Connecticut Promissory Note: What Is It?
A Connecticut promissory note is an agreement between a borrower and a lender that involves repaying a loan that was given. Promissory notes are either secured or unsecured. A secured promissory note includes the promise of collateral that will be provided to the lender if the borrower defaults on the loan. An unsecured promissory note means there is no collateral. If the lender is not paid as promised, they have to sue the borrower if they want to try to gain a judgment. Various Connecticut laws regulate promissory notes. Secured notes are often treated as a security document. Contract law and usury law that also apply.
What Is the Maximum Amount of Interest That May Be Charged?
The maximum amount of interest that may be charged in Connecticut is found in the state’s usury law. Connecticut Title 37-4 states that the maximum amount of interest that may be charged on a consumer loan is 12%. Lenders who charge more than this maximum amount may face prosecution by the State of Connecticut.
How to Write a Connecticut Promissory Note
To begin the creation process, it is important to first determine whether the Connecticut promissory note is secured or unsecured. If it is secured, that must be reflected in the title. Otherwise, a legal dispute over the note may mean that the court treats the document as unsecured. Next, include the following information:
- The date of creation. This should be formatted as month, day, and year.
- The full legal name and mailing address of the borrower. The promissory note should also indicate that the named individual is the borrower. For example, Jane P. Doe, Borrower. If the promissory note is secured, include the physical address of the borrower. This could be helpful if the collateral must be retrieved because the borrower defaults on their payments.
- The full legal name and mailing address of the lender. The person or entity should also be denoted as the lender. For example, Susan Jones, Lender or Jones Auto Financing Inc, Lender.
- The principal loan made to the borrower. This is the amount that the lender agreed to provide to the borrower. It is important to ensure that the number listed within the promissory note is accurate and is only the amount loaned. Interest is addressed on its own.
- The amount of interest charged on the loan. Usually, this is listed as either yearly (per annum) or as the APR (annual percentage rate). The highest amount of interest that may be charged in the State of Connecticut is 12%.
- Payment Information. The majority of Connecticut promissory notes are satisfied through installment payments. This is a certain amount of money paid on a weekly, biweekly, or monthly basis for a certain amount of times. Those terms, as well as the amount of the payment, should be defined within the promissory note. If the lender charges a late fee, the amount of the fee should be listed as well as when the late fee will be assessed.

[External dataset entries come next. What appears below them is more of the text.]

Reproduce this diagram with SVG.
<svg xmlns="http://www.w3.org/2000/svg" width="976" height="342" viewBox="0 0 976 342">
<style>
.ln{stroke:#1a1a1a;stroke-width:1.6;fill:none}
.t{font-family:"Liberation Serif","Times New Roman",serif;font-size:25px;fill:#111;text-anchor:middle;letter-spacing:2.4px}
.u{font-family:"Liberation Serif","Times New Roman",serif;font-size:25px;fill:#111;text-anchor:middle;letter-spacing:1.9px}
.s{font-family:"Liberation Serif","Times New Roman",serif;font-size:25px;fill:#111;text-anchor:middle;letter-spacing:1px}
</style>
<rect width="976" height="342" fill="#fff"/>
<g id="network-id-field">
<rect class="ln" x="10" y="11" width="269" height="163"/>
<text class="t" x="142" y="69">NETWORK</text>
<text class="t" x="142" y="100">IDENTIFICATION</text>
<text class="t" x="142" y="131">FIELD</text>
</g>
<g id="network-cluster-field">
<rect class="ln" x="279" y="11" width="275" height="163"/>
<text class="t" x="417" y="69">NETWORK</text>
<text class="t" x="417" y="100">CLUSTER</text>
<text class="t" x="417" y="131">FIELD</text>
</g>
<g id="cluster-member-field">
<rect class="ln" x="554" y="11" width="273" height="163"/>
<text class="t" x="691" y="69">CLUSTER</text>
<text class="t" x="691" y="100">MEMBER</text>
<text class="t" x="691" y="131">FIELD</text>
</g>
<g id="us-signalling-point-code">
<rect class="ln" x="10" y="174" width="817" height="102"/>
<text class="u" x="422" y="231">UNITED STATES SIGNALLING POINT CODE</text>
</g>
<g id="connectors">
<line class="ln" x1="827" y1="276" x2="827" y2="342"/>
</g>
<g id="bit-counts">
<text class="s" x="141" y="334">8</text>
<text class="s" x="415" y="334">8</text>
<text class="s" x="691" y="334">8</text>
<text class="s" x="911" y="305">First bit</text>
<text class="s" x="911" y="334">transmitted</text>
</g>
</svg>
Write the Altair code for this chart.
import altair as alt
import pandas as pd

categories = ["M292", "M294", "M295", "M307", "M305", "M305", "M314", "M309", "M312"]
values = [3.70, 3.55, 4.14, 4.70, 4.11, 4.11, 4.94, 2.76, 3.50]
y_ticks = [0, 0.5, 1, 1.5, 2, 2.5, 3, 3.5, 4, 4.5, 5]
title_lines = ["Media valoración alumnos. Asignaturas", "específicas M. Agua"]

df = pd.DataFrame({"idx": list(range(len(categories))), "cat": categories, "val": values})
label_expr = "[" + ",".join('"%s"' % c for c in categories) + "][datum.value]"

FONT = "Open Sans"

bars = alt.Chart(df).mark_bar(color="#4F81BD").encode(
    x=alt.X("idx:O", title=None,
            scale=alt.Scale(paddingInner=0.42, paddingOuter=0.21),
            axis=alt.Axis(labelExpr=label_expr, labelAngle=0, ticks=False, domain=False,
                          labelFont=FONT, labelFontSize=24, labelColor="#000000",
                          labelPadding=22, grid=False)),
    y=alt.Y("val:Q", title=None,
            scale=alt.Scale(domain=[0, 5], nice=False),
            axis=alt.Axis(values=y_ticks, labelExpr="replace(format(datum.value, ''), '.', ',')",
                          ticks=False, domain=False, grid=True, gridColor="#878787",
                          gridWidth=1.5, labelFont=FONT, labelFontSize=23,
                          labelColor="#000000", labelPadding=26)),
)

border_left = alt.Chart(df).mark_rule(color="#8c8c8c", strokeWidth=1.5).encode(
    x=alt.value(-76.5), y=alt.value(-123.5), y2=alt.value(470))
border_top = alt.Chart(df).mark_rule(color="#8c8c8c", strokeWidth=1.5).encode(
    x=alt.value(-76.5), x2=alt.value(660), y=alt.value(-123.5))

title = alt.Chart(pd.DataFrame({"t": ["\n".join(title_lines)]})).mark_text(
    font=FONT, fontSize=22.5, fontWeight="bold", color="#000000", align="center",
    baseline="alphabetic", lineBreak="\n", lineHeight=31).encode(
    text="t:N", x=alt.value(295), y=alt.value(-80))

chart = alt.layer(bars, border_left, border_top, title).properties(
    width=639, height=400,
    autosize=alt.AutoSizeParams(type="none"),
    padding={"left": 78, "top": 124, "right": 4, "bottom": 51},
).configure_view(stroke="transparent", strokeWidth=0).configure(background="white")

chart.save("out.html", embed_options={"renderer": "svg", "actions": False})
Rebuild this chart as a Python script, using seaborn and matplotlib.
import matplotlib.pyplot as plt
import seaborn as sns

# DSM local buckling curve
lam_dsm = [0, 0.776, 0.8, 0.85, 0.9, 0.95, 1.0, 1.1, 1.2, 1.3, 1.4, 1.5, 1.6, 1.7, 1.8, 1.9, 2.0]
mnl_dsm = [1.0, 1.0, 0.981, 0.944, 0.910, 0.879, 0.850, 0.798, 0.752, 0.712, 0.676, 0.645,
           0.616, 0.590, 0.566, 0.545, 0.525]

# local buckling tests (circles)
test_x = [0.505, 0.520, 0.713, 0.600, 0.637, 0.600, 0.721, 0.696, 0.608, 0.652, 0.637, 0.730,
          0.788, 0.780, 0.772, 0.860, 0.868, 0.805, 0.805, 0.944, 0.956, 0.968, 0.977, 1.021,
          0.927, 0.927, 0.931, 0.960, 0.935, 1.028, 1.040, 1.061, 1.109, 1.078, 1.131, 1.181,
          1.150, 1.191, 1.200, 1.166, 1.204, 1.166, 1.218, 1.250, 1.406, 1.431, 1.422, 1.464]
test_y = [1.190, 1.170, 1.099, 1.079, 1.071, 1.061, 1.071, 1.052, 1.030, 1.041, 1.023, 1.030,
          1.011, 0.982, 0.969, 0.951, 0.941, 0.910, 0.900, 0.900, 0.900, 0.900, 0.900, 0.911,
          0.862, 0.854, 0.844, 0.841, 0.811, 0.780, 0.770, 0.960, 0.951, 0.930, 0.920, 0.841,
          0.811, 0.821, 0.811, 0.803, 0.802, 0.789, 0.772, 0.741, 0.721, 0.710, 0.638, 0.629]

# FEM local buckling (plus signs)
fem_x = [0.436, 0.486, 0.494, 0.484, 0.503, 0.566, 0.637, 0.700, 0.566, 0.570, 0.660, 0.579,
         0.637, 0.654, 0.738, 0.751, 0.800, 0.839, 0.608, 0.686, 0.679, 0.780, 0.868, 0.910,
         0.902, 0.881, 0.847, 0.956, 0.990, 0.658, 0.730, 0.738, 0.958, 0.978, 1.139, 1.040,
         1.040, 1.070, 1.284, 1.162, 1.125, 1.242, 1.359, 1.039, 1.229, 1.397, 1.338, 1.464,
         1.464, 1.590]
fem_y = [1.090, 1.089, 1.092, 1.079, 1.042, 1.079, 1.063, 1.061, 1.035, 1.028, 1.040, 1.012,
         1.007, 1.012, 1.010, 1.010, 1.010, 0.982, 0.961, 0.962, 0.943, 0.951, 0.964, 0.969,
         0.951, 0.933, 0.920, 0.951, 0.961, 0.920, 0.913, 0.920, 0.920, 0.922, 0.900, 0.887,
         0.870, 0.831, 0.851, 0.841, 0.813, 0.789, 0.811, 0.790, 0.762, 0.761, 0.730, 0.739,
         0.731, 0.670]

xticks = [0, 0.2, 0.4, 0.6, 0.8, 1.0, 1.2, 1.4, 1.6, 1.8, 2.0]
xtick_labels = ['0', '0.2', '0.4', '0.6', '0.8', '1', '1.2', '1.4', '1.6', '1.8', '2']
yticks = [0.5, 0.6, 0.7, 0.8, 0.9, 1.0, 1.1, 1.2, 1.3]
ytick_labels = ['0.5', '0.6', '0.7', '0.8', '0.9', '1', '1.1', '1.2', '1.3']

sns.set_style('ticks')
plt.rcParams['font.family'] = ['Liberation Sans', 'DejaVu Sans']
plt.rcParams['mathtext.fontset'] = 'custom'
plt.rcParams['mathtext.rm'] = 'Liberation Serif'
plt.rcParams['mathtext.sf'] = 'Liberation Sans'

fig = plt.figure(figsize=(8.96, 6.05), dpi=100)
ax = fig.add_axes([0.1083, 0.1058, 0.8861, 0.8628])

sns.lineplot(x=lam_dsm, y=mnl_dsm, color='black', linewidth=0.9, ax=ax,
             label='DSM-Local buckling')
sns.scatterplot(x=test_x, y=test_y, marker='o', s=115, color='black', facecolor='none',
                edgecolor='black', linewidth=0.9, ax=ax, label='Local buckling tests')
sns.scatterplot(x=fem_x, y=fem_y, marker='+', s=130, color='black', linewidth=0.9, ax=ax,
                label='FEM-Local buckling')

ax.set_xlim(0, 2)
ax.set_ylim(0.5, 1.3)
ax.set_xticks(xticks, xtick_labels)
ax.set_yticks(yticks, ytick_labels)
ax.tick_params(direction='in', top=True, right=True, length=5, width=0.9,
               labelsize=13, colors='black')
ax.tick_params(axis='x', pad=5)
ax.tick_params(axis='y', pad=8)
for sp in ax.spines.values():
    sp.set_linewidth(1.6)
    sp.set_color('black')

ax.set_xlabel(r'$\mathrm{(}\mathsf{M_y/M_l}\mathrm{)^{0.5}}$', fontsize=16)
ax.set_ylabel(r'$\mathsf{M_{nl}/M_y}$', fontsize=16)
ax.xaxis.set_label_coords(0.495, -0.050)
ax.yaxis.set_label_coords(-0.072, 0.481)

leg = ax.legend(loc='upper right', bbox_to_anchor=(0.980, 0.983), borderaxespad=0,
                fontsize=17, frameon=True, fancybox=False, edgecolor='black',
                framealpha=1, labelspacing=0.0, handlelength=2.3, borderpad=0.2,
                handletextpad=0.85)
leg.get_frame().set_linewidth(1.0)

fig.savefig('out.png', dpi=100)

For secured Connecticut promissory notes, identifying information about the collateral should be included. Without this information and a proper title, the court may hold that the promissory note is unsecured.
Promissory notes should also include the following clauses:
- Interest Due in the Event of Default. This clause clarifies the interest rate that the borrower will have to pay if they default.
- Payment Allocation. This explains how the payments received will be split between the principal balance and the interest.
- Prepayment. Prepayment means that the borrower wants to pay off the loan earlier. A prepayment clause explains whether the borrower will be penalized in some way for paying off the loan before the end of the finance period.
- Acceleration. Acceleration is the process of the lender demanding that the borrower pays off the remaining balance immediately because they violated the terms of the repayment agreement. This clause explains the lender’s right to do that.
- Attorney Fees and Costs. If a dispute occurs over the promissory note, the clause explains how attorney fees and costs will be addressed. The most common ways include the borrower and lender paying their own costs and fees and the borrower paying the fees and costs assessed by the lender if the lender wins the lawsuit.
- Waiver of Presentments. This clause explains to the borrower that the lender does not have to be physically present for payments to be made.
- Severability. The purpose of the clause is to state that if any part of the promissory note is unenforceable, the rest of the note is still enforceable.
- Conflicting Terms. This clause is used to explain how conflicting terms will be handled. This is generally done through the creation of an amendment. The amendment clarifies the conflicting terms and governs the agreement.
- Notice. This clause explains whether the lender will provide legal notice to the borrower if the lender sues them for default.
- Governing Law. This clause explains which state will govern the agreement.
A promissory note does not need to be witnessed or notarized in Connecticut. It does need to be signed and dated by the borrower and the lender.